Brian O’Neill | Yardley, Pa.
I actually called Ray Giroux, a former teammate at Yale. He was a defenseman who also played in Russia. I was going through a stressful first couple of years as a pro and was thinking about pursuing a different career path. He was in a similar position when he was my age and he gave me some really good advice. I wouldn’t have made my NHL debut and would never have played in Europe and I definitely wouldn’t be on the Olympic team if Ray wasn’t there to help me make some important decisions. He’s a big reason why I’m here.
Chad Kolarik | Abington, Pa.
I made the phone call to Jerry Domish. He was hard on me when I was younger but he made me into the player and person I am today. He also helped my family out by getting my mom a job within the Valley Forge Minutemen organization. It made it easier on us to afford the ice times and be able to get rides and things like that. So I called him to thank him and he was very appreciative of the call. He wanted to see if when Ryan and I were back in town if we could all get together once everything is over and settles down.

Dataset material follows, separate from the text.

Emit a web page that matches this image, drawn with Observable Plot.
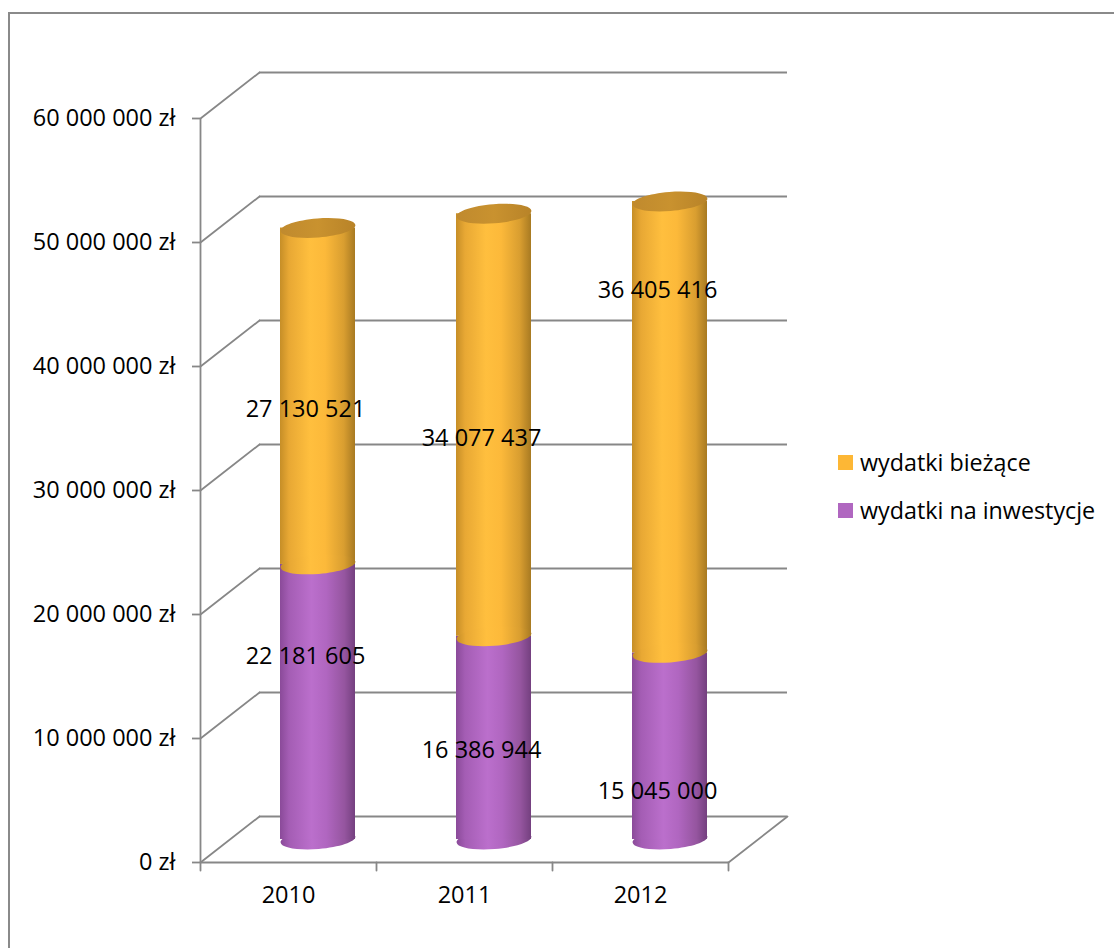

Bobby Butler | Marlborough, Mass.
I called my trainer back home, Jeff Oliver. I’ve known him since I started to work out when I was 12 years old. He was a big part of where I am today, maybe not so much from the hockey side but because he taught me what it would take to become an athlete. I don’t know if he ever watched me play hockey but he knew that it wouldn’t be just skill that would get me to the next level. It would be what I did off the ice. He kind of taught me what it would take by instilling in me good habits, such as sleep and nutrition. He was a big part of me playing in college and then playing in the pros. He’s a big part of where I’m at today. I also called my coach at the University of New Hampshire, Dick Umile. He’s retiring after this year so I called to thank him for turning me from a boy into a man and helping me become a pro hockey player.
Broc Little | Phoenix
I called Bill Troy. He’s an assistant coach at Cushing Academy, where I went to prep school. I came in there as probably the smallest guy on campus and had to work my way up to the varsity team. He’s a guy that supported me along the way and has supported me since then. I just wanted to thank him for all that he did for me. He’s still there to this day and I’m sure he’s still molding kids. It was a cool conversation.
Mark Arcobello | Milford, Conn.
I called my first American Hockey League coach, Todd Nelson who is with the Grand Rapids Griffins now. He was in Oklahoma City when I first started out. I told him that he gave me an opportunity in certain situations and playing with certain players that I probably didn’t deserve at the time. He put me on the ice a lot and he trusted in me at a time when I probably didn’t deserve it. I was opportunistic and was able to take advantage of that first introduction to pro hockey.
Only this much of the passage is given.